From Conway Police Department reports

A story of the Christmas bolt cutters

Christmas day, that morning, that dawn, fresh winter air, a magical time, a time of hope, a time to celebrate, a time for police to chase a man running from Tractor Supply. It was, yes, Monday, Dec. 25, 5:55 a.m.

An alarm had gone off at the store.

The reporting officer was called to the store by a second officer. The second officer (who was actually the first officer there, to respond to the alarm) was chasing a man, that man running. As the reporting officer arrived he saw the second officer, joined by, yes, in the spirit of community so important to this national holiday, a third officer, the two of whom were chasing a man.

They caught up with the man in the Walmart parking lot, and he was, in police-report-speak, “placed into custody” (“handcuffed,” to you and I) and read his Miranda rights.

“Why,” the reporting officer asked, “had he ran?”

The 29 year old man replied he was living in a tent by the Interstate and was not doing anything wrong, he saw simply fearful of police. The reporting officer and others went to the tent to check for stolen items. As they drew close to the tent the man who had been running said that actually he had not been living in the tent, that his saying so was a lie. And it was here police found a second man, sleeping in the tent.

Police woke the man, asking him if he knew the handcuffed man in their company. He did not, the man replied. No stolen items were noted.

Now police retraced the man’s steps from where he’d been spotted to where he’d been “placed into custody.” In doing so, an officer found a pair of bolt cutters, fairly new looking, with a price tag on them. They asked the man who had been running if these were his bolt cutters. They were not, he said. One of the officers inspected the tool and realized it had come from the nearby Harbor Freight store.

They asked the man: Had he gotten these bolt cutters from Harbor Freight?

He had, the man admitted. He had not, however, stolen them, but paid the $28.99 they were stickered for.

Why, the reporting officer asked, was he at Tractor Supply with a pair of (duly gained) bolt cutters?

The man said he had grown tired of walking, and went there to steal a lawn mower, which he would then ride, so as to not have to walk.

He was taken to jail, charged with attempted theft, fleeing and criminal mischief.

The officer, in wrapping up the investigation, spoke with the store manager who arrived on site. He said the locking cable was damaged, about a $350 item, and the lawn mower the man was trying to steal was priced at $4,000.99

The holiday haze

Police were called to the Kum & Go on Prince Street on Christmas morning, Dec. 25. They were being asked to, in that language of police reports, “check on the welfare” of a man parked there, near the front door to the store. He was (more police-speak ahoy) parked in a “maroon vehicle.”

The reporting officer arrived and there, yes, was a man in a maroon vehicle. He was the only person in the car, a Daewoom, its engine running. The officer called the tag in which returned to a black Chevrolet Impala. The officer asked the man about this, and was told he had just purchased the Daewoo about a month earlier.

They were talking, yes. And here the officer noted the 22 year old man’s speech was slurred and sluggish. The officer had him get out of the car.

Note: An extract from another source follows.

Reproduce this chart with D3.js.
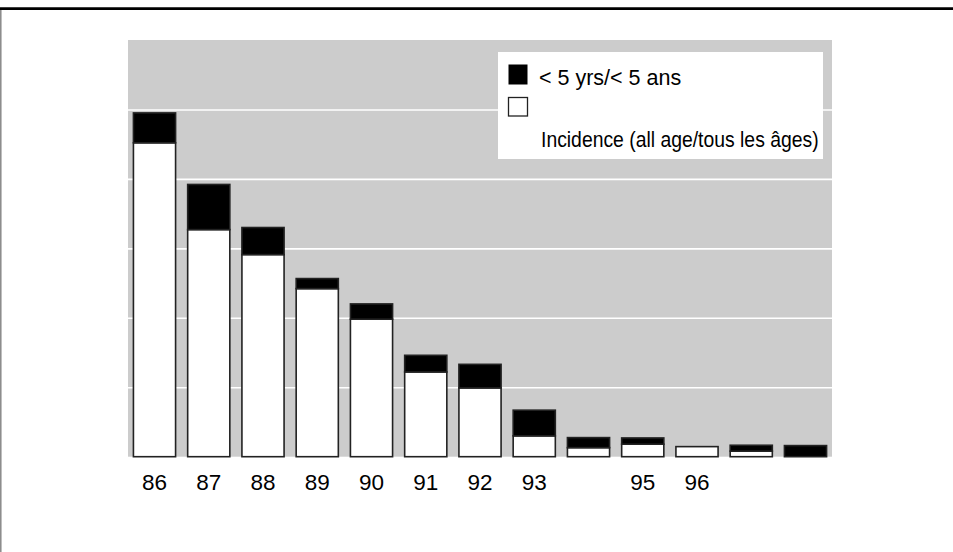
<!DOCTYPE html>
<html>
<head>
<meta charset="utf-8">
<script src="https://cdn.jsdelivr.net/npm/d3@7"></script>
<style>
  body { margin: 0; background: #fff; }
  svg { display: block; }
  .lbl { font-family: "Liberation Sans", Arial, Helvetica, sans-serif; fill: #000; }
</style>
</head>
<body>
<div id="chart"></div>
<script>
// years (86 -> 98), only some of them carry a label under the bar
var years = ["86","87","88","89","90","91","92","93","94","95","96","97","98"];
var tickLabels = ["86","87","88","89","90","91","92","93","","95","96","",""];

// white part: incidence (all ages), black part stacked on top: < 5 yrs
var allAges = [4.52, 3.27, 2.91, 2.42, 1.98, 1.22, 0.99, 0.30, 0.13, 0.18, 0.145, 0.08, 0];
var under5  = [0.43, 0.65, 0.39, 0.145, 0.22, 0.24, 0.34, 0.37, 0.145, 0.09, 0, 0.085, 0.16];

var gridValues = [1, 2, 3, 4, 5];
var legendLabels = ["< 5 yrs/< 5 ans", "Incidence (all age/tous les âges)"];

var W = 953, H = 552;
var margin = {top: 40, left: 128, right: 121, bottom: 95.3};
var width = W - margin.left - margin.right,
    height = H - margin.top - margin.bottom;

var svg = d3.select("#chart").append("svg")
	.attr("width", W).attr("height", H);

// frame lines
svg.append("line").attr("x1", 0).attr("x2", W).attr("y1", 8.7).attr("y2", 8.7)
	.attr("stroke", "#000").attr("stroke-width", 2.7);
svg.append("line").attr("x1", 0.8).attr("x2", 0.8).attr("y1", 10).attr("y2", H)
	.attr("stroke", "#888").attr("stroke-width", 1.5);

var g = svg.append("g").attr("transform", "translate(" + margin.left + "," + margin.top + ")");

var x = d3.scaleBand().domain(years).range([0, width]).paddingInner(0.223).paddingOuter(0.1);
var y = d3.scaleLinear().domain([0, 6]).range([height, 0]);

g.append("rect").attr("width", width).attr("height", height).attr("fill", "#cccccc");

// white gridlines
var grid = g.append("g").attr("class", "grid")
	.call(d3.axisLeft(y).tickValues(gridValues).tickSize(-width).tickFormat(""));
grid.select(".domain").remove();
grid.selectAll("line").attr("stroke", "#fff").attr("stroke-width", 1.6);

var rows = years.map(function(yr, i) { return {year: yr, all: allAges[i], u5: under5[i]}; });

var bars = g.append("g").selectAll("g.bar").data(rows).enter().append("g").attr("class", "bar");

bars.filter(d => d.all > 0).append("rect")
	.attr("x", d => x(d.year))
	.attr("width", x.bandwidth())
	.attr("y", d => y(d.all))
	.attr("height", d => y(0) - y(d.all))
	.attr("fill", "#fff").attr("stroke", "#222").attr("stroke-width", 1.6);

bars.filter(d => d.u5 > 0).append("rect")
	.attr("x", d => x(d.year))
	.attr("width", x.bandwidth())
	.attr("y", d => y(d.all + d.u5))
	.attr("height", d => y(d.all) - y(d.all + d.u5))
	.attr("fill", "#000").attr("stroke", "#222").attr("stroke-width", 1.6);

// year labels
var xAxis = g.append("g").attr("transform", "translate(0," + height + ")")
	.call(d3.axisBottom(x).tickSize(0).tickFormat((d, i) => tickLabels[i]));
xAxis.select(".domain").remove();
xAxis.selectAll("text")
	.attr("class", "lbl")
	.attr("y", 33).attr("dy", null)
	.style("font-size", "22.5px");

// legend
var lg = svg.append("g").attr("transform", "translate(498,52)");
lg.append("rect").attr("width", 325).attr("height", 107).attr("fill", "#fff");
lg.append("rect").attr("x", 10.5).attr("y", 12.5).attr("width", 19).attr("height", 20)
	.attr("fill", "#000");
lg.append("rect").attr("x", 10.5).attr("y", 45.5).attr("width", 19).attr("height", 18.5)
	.attr("fill", "#fff").attr("stroke", "#222").attr("stroke-width", 1.3);
lg.append("text").attr("class", "lbl")
	.attr("transform", "translate(41,33)")
	.style("font-size", "21.5px").text(legendLabels[0]);
lg.append("text").attr("class", "lbl")
	.attr("transform", "translate(43,95) scale(0.88,1)")
	.style("font-size", "22px").text(legendLabels[1]);
</script>
</body>
</html>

Outside the car the man admitted that he had “multiple prescription medications.” The officer found this easy to believe, he reported, as he had been to the man’s house in the past (the reason not disclosed in the report). The man admitted to the officer that he had taken some of his medication that morning.

He was given a field sobriety test. It was not detailed in the report, but the results were such that the officer believed the man to be (police-speak) “impaired.” He was handcuffed (“custody”) and taken downtown for a breath test at the police station. There he gave a breath test, blowing a 0.0 BAC.

A drug recognition expert was called, but none were available that Christmas morning. The man did agree to having his blood drawn and was taken to the hospital, after which he was taken to jail, charged with DWI first offense.